Because in order to do so, you need to prove negligence, which means prior knowledge. And the change that we're seeing now is due to emissions that are many decades old, far older than the scientific findings that show the definitive link between greenhouse gas emissions and global climate change. There's no reasonable way to hold oil companies accountable for this; they're not liable for this.

If the oil companies are at fault, we're at fault. Every one of us gets into our cars, rides our planes, and turns on the light switch. They might as well sue the whole of the USA.

It might be a good idea if the US set up funds for dealing specifically with the problems associated with climate change, so the issue isn't about suing, but fixing or relocating. There's going to be a lot more needed, like how do we move plant species in California that can't spread fast enough to keep up with shifting environments?

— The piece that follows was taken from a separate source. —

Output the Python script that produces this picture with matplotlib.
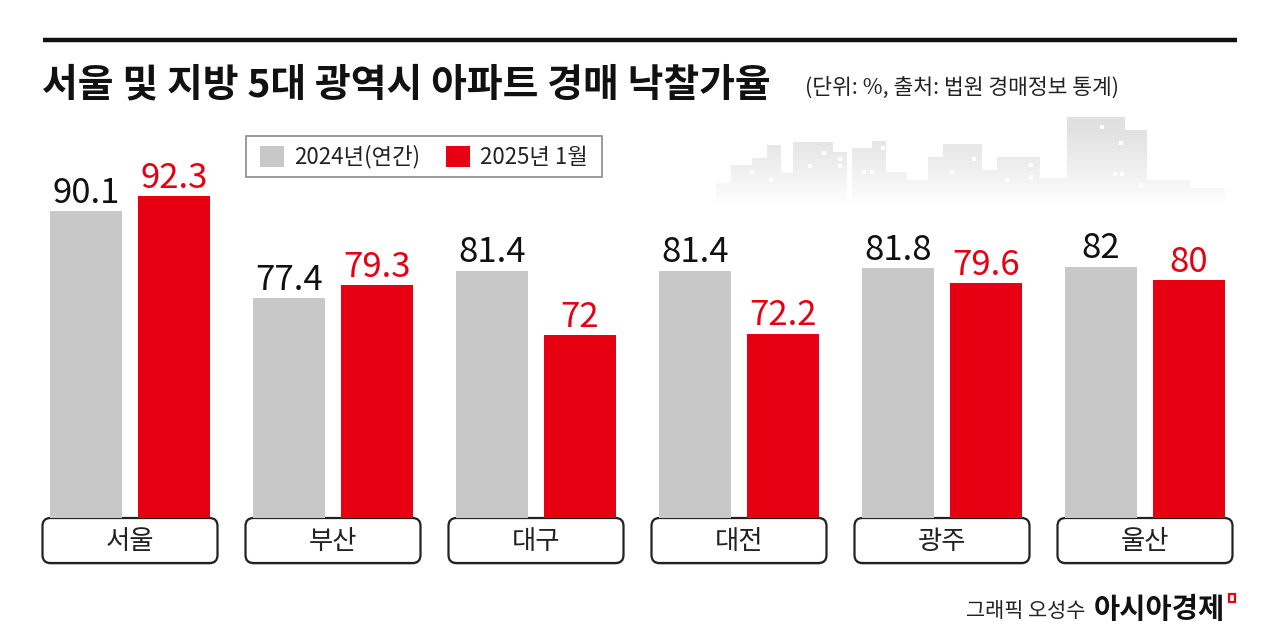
import numpy as np
import matplotlib
matplotlib.use("Agg")
import matplotlib.pyplot as plt
from matplotlib.patches import Rectangle, FancyBboxPatch

plt.rcParams['font.family'] = ['Noto Sans CJK KR', 'DejaVu Sans']

# ---- data ----
cities = ['서울', '부산', '대구', '대전', '광주', '울산']
rate_2024 = [90.1, 77.4, 81.4, 81.4, 81.8, 82.0]
rate_2025_jan = [92.3, 79.3, 72.0, 72.2, 79.6, 80.0]
series_labels = ['2024년(연간)', '2025년 1월']
title = '서울 및 지방 5대 광역시 아파트 경매 낙찰가율'
subtitle = '(단위: %, 출처: 법원 경매정보 통계)'
credit_author = '그래픽 오성수'
credit_brand = '아시아경제'

GRAY = '#c8c8c8'
RED = '#e60012'

W, H = 1279, 636
fig = plt.figure(figsize=(W / 100, H / 100), dpi=100)
fig.patch.set_facecolor('white')

# background / decoration axes in pixel coordinates
bg = fig.add_axes([0, 0, 1, 1])
bg.set_xlim(0, W)
bg.set_ylim(H, 0)
bg.axis('off')

# top rule
bg.plot([43, 1237], [40, 40], color='#111111', lw=3.2, solid_capstyle='butt')

# title + subtitle
bg.text(42, 96, title, fontsize=28, fontweight='heavy', color='#111111', va='baseline', ha='left')
bg.text(805, 94, subtitle, fontsize=15.5, color='#222222', va='baseline', ha='left')

# skyline decoration
sky = [(716, 735, 183), (731, 752, 165), (752, 767, 158), (767, 781, 145), (781, 793, 173),
       (793, 833, 142), (833, 847, 152), (852, 872, 148), (872, 886, 141), (886, 907, 172),
       (907, 928, 180), (928, 943, 157), (943, 982, 144), (982, 997, 170), (997, 1040, 157),
       (1040, 1067, 178), (1067, 1125, 117), (1125, 1147, 130), (1147, 1190, 180),
       (1190, 1225, 188)]
for x0, x1, top in sky:
    bg.add_patch(Rectangle((x0, top), x1 - x0, 205 - top, facecolor='#e0e0e0', edgecolor='none', zorder=1))
for wx, wy in [(750, 170), (769, 178), (822, 151), (808, 164), (838, 157), (838, 164), (862, 170),
               (870, 170), (881, 146), (950, 170), (972, 157), (1005, 178), (1029, 163), (1029, 175),
               (1100, 125), (1119, 141), (1113, 172), (1120, 172), (1139, 183)]:
    bg.add_patch(Rectangle((wx, wy), 3.5, 3.5, facecolor='white', edgecolor='none', zorder=1.5))
grad = np.zeros((64, 2, 4))
grad[..., :3] = 1.0
grad[..., 3] = np.linspace(0, 1, 64)[:, None] ** 1.2
bg.imshow(grad, extent=(705, 1235, 206, 120), aspect='auto', zorder=2, interpolation='bilinear')

# legend box
bg.add_patch(Rectangle((246, 136), 356, 41, facecolor='white', edgecolor='#8a8a8a', lw=1.2, zorder=3))
bg.add_patch(Rectangle((260, 146), 24, 21, facecolor=GRAY, edgecolor='none', zorder=4))
bg.text(294, 157, series_labels[0], fontsize=16, color='#222222', va='center', ha='left', zorder=4)
bg.add_patch(Rectangle((446, 146), 24, 21, facecolor=RED, edgecolor='none', zorder=4))
bg.text(480, 157, series_labels[1], fontsize=16, color='#222222', va='center', ha='left', zorder=4)

# ---- bar axes ----
px_left, px_right = 28.5, 1246.5
px_top, px_bottom = 100, 518
ax = fig.add_axes([px_left / W, (H - px_bottom) / H, (px_right - px_left) / W, (px_bottom - px_top) / H])
ax.patch.set_visible(False)
ax.set_xlim(-0.5, 5.5)
ax.set_ylim(45.27, 106.32)
ax.axis('off')

x = np.arange(len(cities))
off, bw = 0.2167, 0.355
ax.bar(x - off, rate_2024, width=bw, color=GRAY, zorder=2)
ax.bar(x + off, rate_2025_jan, width=bw, color=RED, zorder=2)

for xi, v in zip(x, rate_2024):
    ax.annotate(f'{v:g}', (xi - off, v), xytext=(0, 6), textcoords='offset points',
                ha='center', va='baseline', fontsize=25, color='#111111')
for xi, v in zip(x, rate_2025_jan):
    ax.annotate(f'{v:g}', (xi + off, v), xytext=(0, 6), textcoords='offset points',
                ha='center', va='baseline', fontsize=25, color=RED)

# category boxes, centred under each group (converted to pixel coords)
to_px = ax.transData
for xi, name in zip(x, cities):
    cx, _ = to_px.transform((xi, 50))  # display x equals bg pixel x (dpi 100)
    bw_px, bh_px, r = 175, 45, 8
    x0, y0 = cx - bw_px / 2, 518
    bg.add_patch(FancyBboxPatch((x0 + r, y0 + r + 1.5), bw_px - 2 * r, bh_px - 2 * r,
                                boxstyle=f'round,pad={r},rounding_size={r}',
                                facecolor='#9a9a9a', edgecolor='none', zorder=3))
    bg.add_patch(FancyBboxPatch((x0 + r, y0 + r), bw_px - 2 * r, bh_px - 2 * r,
                                boxstyle=f'round,pad={r},rounding_size={r}',
                                facecolor='white', edgecolor='#222222', lw=1.6, zorder=4))
    bg.text(cx, y0 + bh_px / 2 + 1, name, fontsize=19, color='#222222', ha='center', va='center', zorder=5)

# credit
bg.text(1085, 617, credit_author, fontsize=15, color='#222222', ha='right', va='baseline')
bg.text(1094, 618, credit_brand, fontsize=20.5, fontweight='bold', color='#111111', ha='left', va='baseline')
bg.add_patch(Rectangle((1229, 594), 6, 8, facecolor='none', edgecolor=RED, lw=1.6))

fig.savefig('out.png', dpi=100, facecolor='white')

"If the oil companies are at fault, we're at fault. Every one of us gets into our cars, rides our planes, and turns on the light switch. They might as well sue the whole of the USA."

Yes, they should. Each and every time, since the oil crisis of the 1970's, that the US has been offered a solution or an new technology that might take us away from harmful oil based emissions, we have said no thanks. We continue to be a car first, electricity hogging behemoth unwilling to move to 21st century technologies because . . . . such a move might require us to do something. And considering how few politicians we have turned out of office for failing to implement new innovative technologies, I'd say we are all doubly guilty.

And sadly, as one who works inside federal natural resources policy implementation, I can tell you first hand that agencies generally do nothing unless and until sued.

People said the same things about cigarette companies: "Even idiots know smoking is bad for you. How can you sue?" But the lawsuit was more about the cover-up tobacco companies engaged in than in the actual hard done.

Similarly, if it can be proven that oil companies mounted a concerted effort to conceal scientific evidence that global warming was more harmful, more immediate a threat, and more directly linked to the burning of fossil fuels than they wanted the public to learn...then I say a lawsuit has a good chance of winning.